Source material:
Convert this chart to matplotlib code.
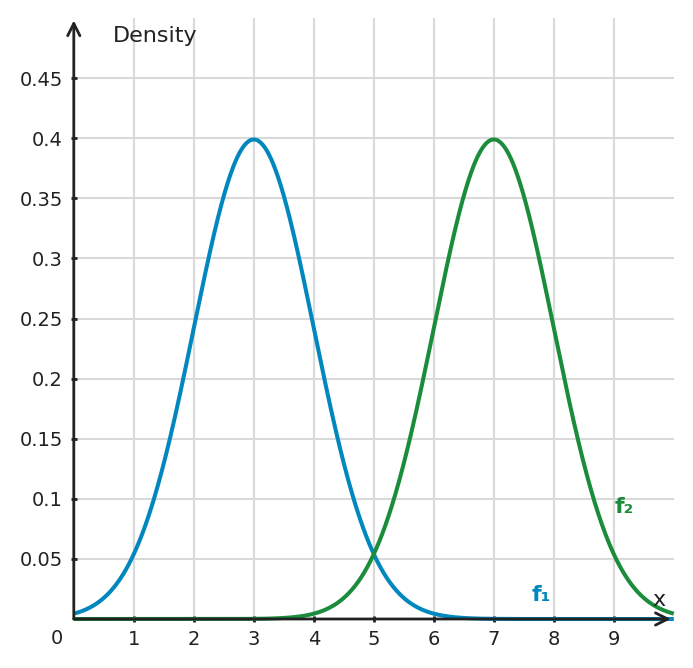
import matplotlib.pyplot as plt
import numpy as np

# two normal densities: parameters
means = [3, 7]
sigmas = [1, 1]
names = ["f\u2081", "f\u2082"]
colors = ["#0087be", "#1b8c3c"]
label_pos = [(7.8, 0.02), (9.18, 0.093)]

x_ticks = [1, 2, 3, 4, 5, 6, 7, 8, 9]
y_ticks = [0.05, 0.1, 0.15, 0.2, 0.25, 0.3, 0.35, 0.4, 0.45]
y_labels = ["0.05", "0.1", "0.15", "0.2", "0.25", "0.3", "0.35", "0.4", "0.45"]

fig = plt.figure(figsize=(6.93, 6.68), dpi=100)
ax = fig.add_axes([73.8 / 693, 49 / 668, 600 / 693, 601 / 668])

xs = np.linspace(0, 10, 600)
for mu, sd, col, name, pos in zip(means, sigmas, colors, names, label_pos):
    ys = np.exp(-0.5 * ((xs - mu) / sd) ** 2) / (sd * np.sqrt(2 * np.pi))
    ax.plot(xs, ys, color=col, lw=2.9, solid_capstyle="butt", zorder=3, clip_on=False)
    ax.text(pos[0], pos[1], name, color=col, fontsize=16, fontweight="bold",
            ha="center", va="center")

ax.set_xlim(0, 10)
ax.set_ylim(0, 0.5)
ax.set_xticks(x_ticks)
ax.set_yticks(y_ticks)
ax.set_yticklabels(y_labels)
ax.grid(True, color="#d9d9d9", lw=1.5)
ax.set_axisbelow(True)
for s in ax.spines.values():
    s.set_visible(False)
ax.tick_params(axis="both", length=4, width=2, color="#222222", direction="inout",
               labelsize=14, labelcolor="#222222", pad=6)

# axis arrows
ax.annotate("", xy=(9.95, 0), xytext=(0, 0),
            arrowprops=dict(arrowstyle="->", color="#222222", lw=2,
                            mutation_scale=22, shrinkA=0, shrinkB=0),
            annotation_clip=False, zorder=4)
ax.annotate("", xy=(0, 0.498), xytext=(0, 0),
            arrowprops=dict(arrowstyle="->", color="#222222", lw=2,
                            mutation_scale=22, shrinkA=0, shrinkB=0),
            annotation_clip=False, zorder=4)

ax.text(0.65, 0.485, "Density", fontsize=16, color="#222222", va="center")
ax.text(9.75, 0.016, "x", fontsize=16, color="#222222", ha="center", va="center")
ax.text(-0.28, -0.016, "0", fontsize=14, color="#222222", ha="center", va="center")

fig.savefig("out.png", dpi=100)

Your goal:
From the top of the listing above, repeat each line exactly until you reach the line containing "ax = fig.add_axes([73.8", and repeat that one too. Leave the pictures out.

Final answer:
Convert this chart to matplotlib code.
import matplotlib.pyplot as plt
import numpy as np

# two normal densities: parameters
means = [3, 7]
sigmas = [1, 1]
names = ["f\u2081", "f\u2082"]
colors = ["#0087be", "#1b8c3c"]
label_pos = [(7.8, 0.02), (9.18, 0.093)]

x_ticks = [1, 2, 3, 4, 5, 6, 7, 8, 9]
y_ticks = [0.05, 0.1, 0.15, 0.2, 0.25, 0.3, 0.35, 0.4, 0.45]
y_labels = ["0.05", "0.1", "0.15", "0.2", "0.25", "0.3", "0.35", "0.4", "0.45"]

fig = plt.figure(figsize=(6.93, 6.68), dpi=100)
ax = fig.add_axes([73.8 / 693, 49 / 668, 600 / 693, 601 / 668])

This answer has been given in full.